Maths WAEC can be a little intimidating, you may feel stressed especially if this is your first time, but don’t worry, it is normal to feel that way, most students do think that maths is a stressful subject.

But when you are prepared for the exams, it will boost your confidence levels and effectively remove the *stress *part. Below are some tips you should use to conquer maths WAEC.

**Revise On A Daily Basis **

Sitting around and watching TV cannot be one of your daily routines anymore, it has to go, or at least it has to be drastically reduced. Replace it with a revision timetable. You have to revise daily to achieve top scores in the maths WAEC exams.

SSCE Maths is compulsory to get a pass, either a C6 or above in your result to qualify for applying to a university. All the more reason why your full attention is needed before and during the exams.

Focus on reading and practicing what you have learned in class **daily **until you master it. Not only in maths however, practice and read all the other SSCE subjects you are writing.

**Hire A Maths Tutor**

Hiring a maths teacher will greatly improve your chances of success in the SSCE maths exams. A maths tutor **is there to help you revise.** They can answer your questions and help you solve difficult math problems.

The greatest advantage of having a maths tutor is that you get to learn on a **one-on-one **basis with them, they will teach you at your own pace and the lessons are personalized to suit your learning preferences.

You can find a tutor online and even **take the lessons online** if you wish, you don’t have to go to a tutor's place and he doesn’t have to come to yours. Both of you can just plug in your laptops and enjoy the lesson via webcam. You can find tutors on websites such as ours, Superprof, we have maths tutors in Nigeria and from all over the globe. Take your pick.

**Get Maths WAEC Past Papers**

One of the most effective revision methods is to find maths WAEC past papers to practice with. They let you have a feel of the exam even before it commences.

That is an advantage you won’t get from any textbook or *copied* *note*. When you are in SS3, some lesson periods will be dedicated wholly to revising with past papers. You can download maths WAEC past papers from the official WAEC/WASSCE website here.

**Learn Maths Online**

The internet is a student’s best friend. It is a great repository of knowledge **so use it wisely during the **maths WAEC exams. Websites such as BBC’s bitesize and khanacademy.org, are great examples of places you can go to learn more maths. Some of the websites have tests you can take after every chapter or reading session.

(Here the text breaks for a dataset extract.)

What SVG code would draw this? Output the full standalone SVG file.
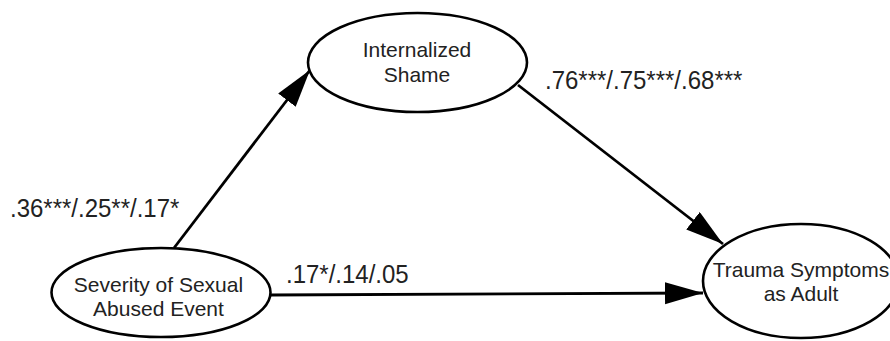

## Advanced Level Maths; What To Expect

After your secondary school maths, it is time to move on to mathematics at the university level, known as *advanced level maths *or simply A level maths. It is more difficult, the equations become more complex and the topics become even more challenging.

Some of the topics in this A level maths are going to be extensions of topics you have already covered in secondary school, **but for the most part,** you will be dealing with new topics. You may be lucky enough to have known some of them while learning *further maths *in secondary school.

The maths A level curriculum includes topics such as **matrix, vectors, differentiation, geometry and mechanics.** With A level maths, you are required to take the initiative in learning, so you won’t be reminded to take a book, or be given special attention, etc. Just know that when it comes to university maths, your fate rests in your hands.